NO WRITER ATTRIBUTED

With the loss of the Straus Common Room to a University office, the promising freshman social program has suffered an unfortunate defeat. Cramped for usable space even before the Administration swooped into Straus, proctors and Union social planners are now searching desperately for another site. They had been hoping to use Straus for freshman dances, and, as last year, a series of entry parties with Wellesley. Now, however, the only other possible spots are the over-large and gloomy Union Common Rooms. Union rooms upstairs are shackled by fire regulations requiring specified battery-lights before they could be used for social affairs.

The new Straus inhabitant is the Office of the Special advisor to the President, a fund-raising outfit whose importance obviously gives it a strong claim on whatever facilities it needs. Originally settled in Massachusetts Hall, the Office has grown by leaps--and bounded into Straus early this fall.

From a University point of view, the priority of this Office over freshman activities is unquestioned.
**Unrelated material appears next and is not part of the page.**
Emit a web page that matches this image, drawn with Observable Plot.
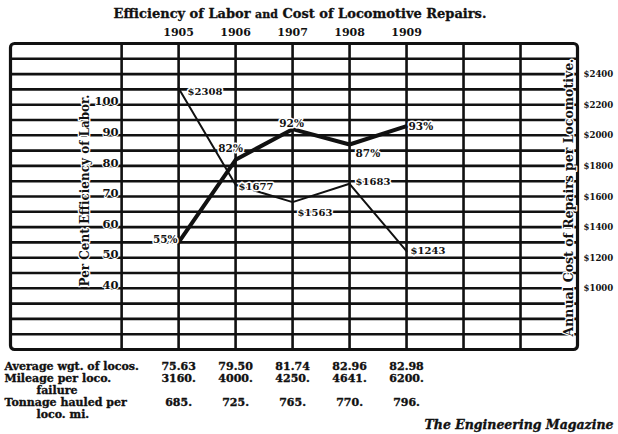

But Freshmen have a point of view too,--and it's pretty blunt. Straus was intended for Yard social activities, and not University business enterprises. And this year, when plans for freshman affairs are buzzing as never before, such a bureaucratic squeeze-play is having a damaging effect. The University should reconsider Operation Straus, fit the Advisor's Office in somewhere else--if possible--and give freshman society back its much-needed common room.